The OP may find other reasons to argue against or dislike a rise, but this argument empirically does not seem arguable.

But wmfellows that as an answer presupposes that the curve has some validity to begin with, which is itself, at best, a matter of debate. OTOH it may be a valid answer to the question of "Is there any empirical basis to claims like those that Laffer currently makes that allowing some of the Bush era tax cuts for the rich expire, or for that matter even raising other taxes in America, would cause a decrease in total tax revenues collected rather than an increase? "

But then if one wants to go with empirical basis you can merely say that if Laffer says something it is more than likely wrong. Tax revenues did not increase during the Reagan era even as the economy rebounded. In 2006 he was cheerleading how the US economy “has never been in better shape”, pretty much right before it collapsed. In 2008 he had changed his tune and was writing that the stock collapse was the start of a long term bear market, likely -6% per year for the next 16 years, and that “Twenty-five years down the line, what this administration and Congress have done will be viewed in much the same light as what Herbert Hoover did in the years 1929 through 1932. … We are now witnessing the end of prosperity.” And prosperity’s end came not because of the failure of the Bush era supply side approach, or inadequate oversight by regulatory bodies, nope, it was because Congress and Bernanke “panicked”. Of course the stock market subsequently rallied nicely. In mid-2009 he was writing that we are due for interest rates rises and inflation unlike anything we have ever seen before. So he’s called it wrong every time so far. Heck, even Ben Stein, a conservative’s conservative, saw that back in 2006.

The best you can say is that may be some degree of “taxable income elasticity” such that a rise in tax rate may be met with some avoidance of reported taxable income by the very richest (for example by legally postponing the income as reportable until some later date that may have a more favorable tax environment, or reporting it in the year ahead of anticipated changes that would increase their tax rate) resulting in less revenue production than one would expect on a one to one basis. That’s a far cry from vindicating the Laffer curve and supply side mysticism. All of which means the ops question is answered thusly - the evidence is that raising taxes will raise revenues, however sometimes by less than we might expect.

Quoth Chief Pedant:

So, the fact that nearly half of Americans pay no federal income tax is supposed to be evidence against the proposition that American taxes are low?

And where are the comparisons to other countries?

Well FWIW here is a graphic that shows America in the lower portion for mean personal taxation but up there with Japan on corporate tax rates.

And here is msn money’s take on it.

And Forbes ratings of marginal tax on the wealthiest puts America in the lower grouping as well.

That depends on if you mean the naive curve of the abstract analysis. I understand the naive and non-empirical curve was taken very seriously in the US, but that does not mean the diminishing returns analysis is baseless.

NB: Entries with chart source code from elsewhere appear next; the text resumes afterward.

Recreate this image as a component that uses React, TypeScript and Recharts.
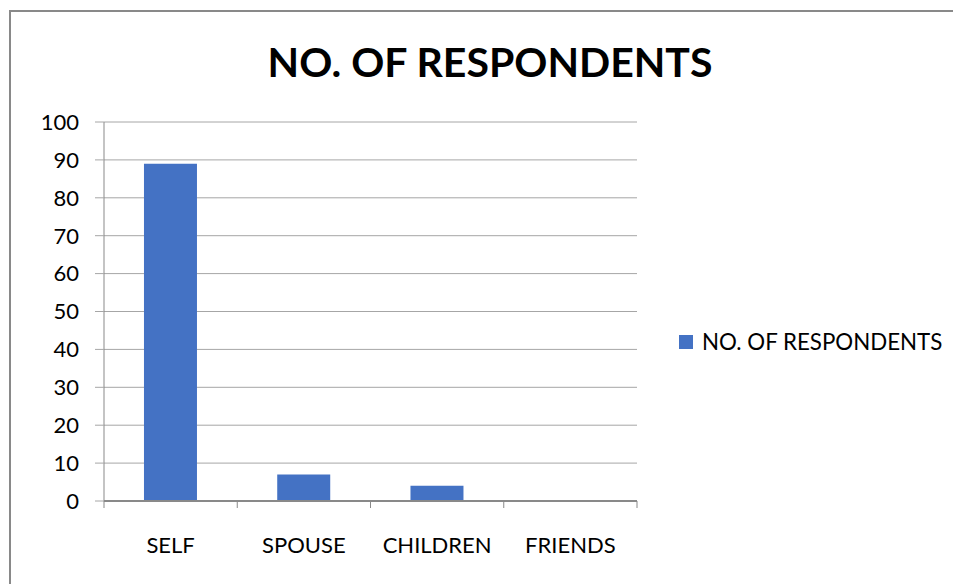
import { BarChart, Bar, XAxis, YAxis, CartesianGrid, Legend } from "recharts";

const categories = ["SELF", "SPOUSE", "CHILDREN", "FRIENDS"];
const respondents = [89, 7, 4, 0];
const yTicks = [0, 10, 20, 30, 40, 50, 60, 70, 80, 90, 100];
const seriesName = "NO. OF RESPONDENTS";
const title = "NO. OF RESPONDENTS";

const data = categories.map((c, i) => ({ name: c, value: respondents[i] }));

const FONT = "Lato, 'Open Sans', sans-serif";
const AXIS = "#898989";
const GRID = "#a6a6a6";
const BLUE = "#4472C4";
const LABEL_GAP = 36;
const EDGE_TICK = 7;

// category label plus the small marks on the band edges
function CategoryTick(props: any) {
  const { x, y, payload, index, visibleTicksCount } = props;
  const half = payload?.offset ?? 0;
  const axisY = y - LABEL_GAP;
  const last = index === visibleTicksCount - 1;
  return (
    <g>
      <line x1={x - half} x2={x - half} y1={axisY} y2={axisY + EDGE_TICK} stroke={AXIS} />
      {last && <line x1={x + half} x2={x + half} y1={axisY} y2={axisY + EDGE_TICK} stroke={AXIS} />}
      <text x={x} y={y} dy="0.71em" textAnchor="middle" fill="#000" fontSize={22} fontFamily={FONT}>
        {payload.value}
      </text>
    </g>
  );
}

function LegendBox({ payload }: any) {
  return (
    <div style={{ fontFamily: FONT, fontSize: 22.3, color: "#000" }}>
      {(payload || []).map((p: any, i: number) => (
        <div key={i} style={{ display: "flex", alignItems: "center", whiteSpace: "nowrap" }}>
          <span style={{ width: 14, height: 14, background: p.color, display: "inline-block", marginRight: 9 }} />
          <span>{p.value}</span>
        </div>
      ))}
    </div>
  );
}

export default function App() {
  return (
    <div style={{ position: "relative", width: 953, height: 576, overflow: "hidden", background: "#fff" }}>
      <div
        style={{
          position: "absolute",
          left: 1,
          top: 2,
          width: 1000,
          height: 1000,
          border: `2px solid ${AXIS}`,
          boxSizing: "border-box",
        }}
      />
      <div
        style={{
          position: "absolute",
          left: 0,
          width: 964,
          top: 30,
          textAlign: "center",
          fontFamily: FONT,
          fontWeight: 700,
          fontSize: 41,
          lineHeight: "48px",
          color: "#000",
        }}
      >
        {title}
      </div>
      <div style={{ position: "absolute", left: 0, top: 0 }}>
        <BarChart
          width={953}
          height={576}
          data={data}
          margin={{ top: 114, right: 324, bottom: 23, left: 0 }}
          barCategoryGap="30%"
        >
          <CartesianGrid vertical={false} stroke={GRID} />
          <XAxis
            dataKey="name"
            height={60}
            tickLine={false}
            axisLine={{ stroke: AXIS, strokeWidth: 2 }}
            tickSize={0}
            tickMargin={LABEL_GAP}
            interval={0}
            tick={<CategoryTick />}
          />
          <YAxis
            width={96}
            domain={[0, 100]}
            ticks={yTicks}
            interval={0}
            axisLine={{ stroke: AXIS }}
            tickLine={{ stroke: GRID }}
            tickSize={9}
            tickMargin={16}
            tick={{ fill: "#000", fontSize: 22, fontFamily: FONT }}
          />
          <Legend
            layout="horizontal"
            verticalAlign="middle"
            align="center"
            content={<LegendBox />}
            wrapperStyle={{ left: 671, top: 320, width: 280 }}
          />
          <Bar dataKey="value" name={seriesName} fill={BLUE} isAnimationActive={false} />
        </BarChart>
      </div>
    </div>
  );
}
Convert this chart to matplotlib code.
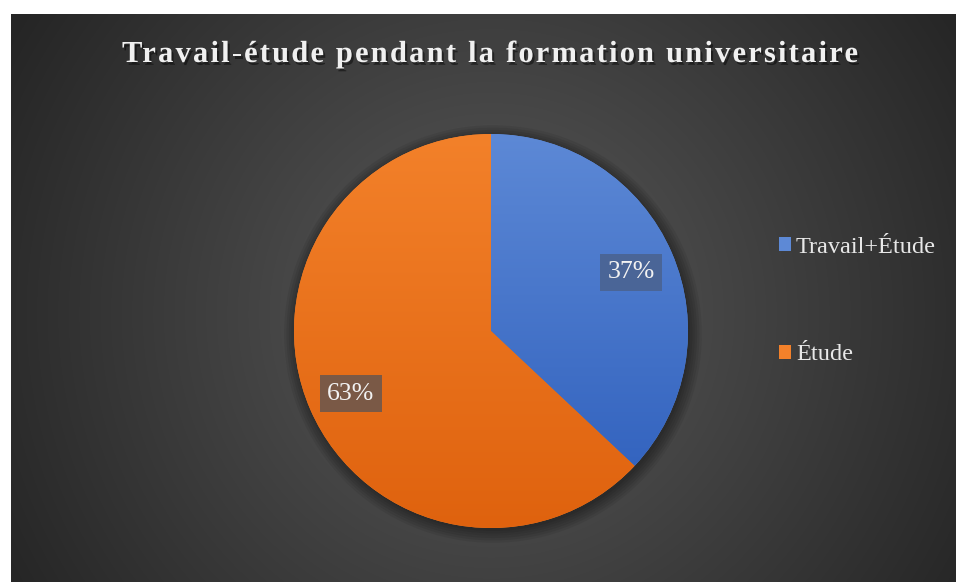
import numpy as np
import matplotlib
matplotlib.use("Agg")
import matplotlib.pyplot as plt
import matplotlib.patheffects as pe
from matplotlib.font_manager import FontProperties
from matplotlib.patches import Patch, Circle

title = "Travail-étude pendant la formation universitaire"
labels = ["Travail+Étude", "Étude"]
shares = [37, 63]
colors_top = ["#5d89d6", "#f3812a"]
colors_bot = ["#2c5dbb", "#df620e"]
box_colors = ["#4a6597", "#7a5946"]

W, H = 956, 582
fig = plt.figure(figsize=(W / 100, H / 100), dpi=100)
fig.patch.set_facecolor("white")

# dark radial background
bg = fig.add_axes([11 / W, 0, (W - 11) / W, (H - 14) / H])
bg.set_axis_off()
yy, xx = np.mgrid[0:568, 0:945]
cx, cy = 480, 300
r = np.sqrt((xx - cx) ** 2 + (yy - cy) ** 2) / 560.0
r = np.clip(r, 0, 1)
c0 = np.array([0x5a, 0x5a, 0x5a]) / 255
c1 = np.array([0x25, 0x25, 0x25]) / 255
img = c0[None, None, :] * (1 - r[..., None]) + c1[None, None, :] * r[..., None]
bg.imshow(img, aspect="auto", extent=[0, 1, 0, 1], origin="upper")
bg.set_xlim(0, 1)
bg.set_ylim(0, 1)

# pie axes
R = 197
pcx, pcy = 491, H - 331
ax = fig.add_axes([(pcx - R) / W, (pcy - R) / H, 2 * R / W, 2 * R / H])
ax.set_axis_off()

# soft shadow
for k in range(6):
    ax.add_patch(Circle((0.01, -0.015), 1 + 0.012 * k, color="black",
                        alpha=0.07, lw=0, zorder=0, clip_on=False))

wedges, _ = ax.pie(shares, startangle=90, counterclock=False,
                   colors=colors_top, wedgeprops=dict(linewidth=0))
for w, ct, cb in zip(wedges, colors_top, colors_bot):
    w.set_zorder(1)
    w.set_clip_on(False)
    t = np.linspace(0, 1, 256)[:, None]
    a = np.array(matplotlib.colors.to_rgb(ct))
    b = np.array(matplotlib.colors.to_rgb(cb))
    grad = a[None, None, :] * (1 - t[..., None]) + b[None, None, :] * t[..., None]
    grad = np.repeat(grad, 4, axis=1)
    im = ax.imshow(grad, extent=[-1.01, 1.01, -1.01, 1.01], aspect="auto",
                   zorder=2, origin="upper")
    im.set_clip_path(w)

# percentage labels
for w, s, bc in zip(wedges, shares, box_colors):
    mid = np.deg2rad((w.theta1 + w.theta2) / 2)
    x, y = 0.775 * np.cos(mid), 0.775 * np.sin(mid) - 0.01
    ax.text(x, y, f"{s}%", ha="center", va="center", fontsize=18.5,
            family="Liberation Serif", color="#f2f2f2", zorder=5,
            bbox=dict(boxstyle="square,pad=0.3", fc=bc, ec="none"))

ax.set_xlim(-1, 1)
ax.set_ylim(-1, 1)

# legend
handles = [Patch(facecolor=c, edgecolor="none") for c in colors_top]
fig.legend(handles, labels, loc="upper left",
           bbox_to_anchor=(779 / W, (H - 237) / H), frameon=False,
           prop=FontProperties(family="Liberation Serif", size=17.5),
           labelcolor="#e8e8e8", handlelength=0.5, handleheight=0.5,
           handletextpad=0.2, labelspacing=3.55, borderpad=0,
           borderaxespad=0)

# letter-spaced title with shadow
fp = FontProperties(family="Liberation Serif", weight="bold", size=22)
renderer = fig.canvas.get_renderer()


def tw(s):
    return renderer.get_text_width_height_descent(s, fp, ismath=False)[0]


n = len(title)
sp = (736 - tw(title)) / (n - 1)
left = 122
ty = H - 62
shadow = [pe.withSimplePatchShadow(offset=(1.5, -2), shadow_rgbFace="black",
                                   alpha=0.45)]
for i, ch in enumerate(title):
    if ch == " ":
        continue
    x = left + tw(title[:i + 1]) - tw(ch) + i * sp
    fig.text(x / W, ty / H, ch, fontproperties=fp, color="#f0f0f0",
             va="baseline", ha="left", path_effects=shadow)

fig.savefig("out.png", dpi=100, facecolor=fig.get_facecolor())
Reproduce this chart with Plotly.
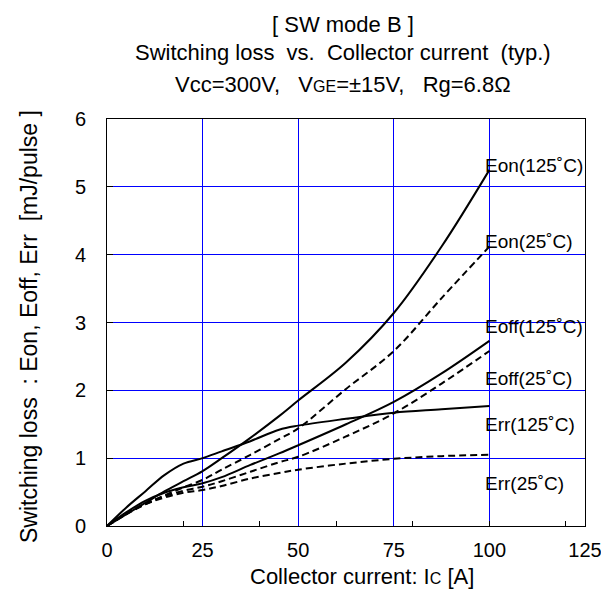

The rest of your comment is very American politics specific and I would suspect argumentative on that basis, although if you wish to highlight that it is not empirically sensible to take that curve literally, and that it should be seen as a simplistic expression of diminishing returns and tax policy elasticity… well fair enough. I don’t believe that this materially is terribly different than what I wrote, but of course I am not sensitive to the US politics in this area.

But wmfellows it does mean that there is no empirical basis for any definable curve.

As a matter of abstract theory, yes, there is very likely some taxable income elasticity, and therefore some degree of diminishing returns. In the real world that depends on the presence of many other factors such as legal means to defer income or to avoid reporting it as fully (often referred to as “loopholes”) and perceptions of what future changes may bring to both the tax code and to the economy.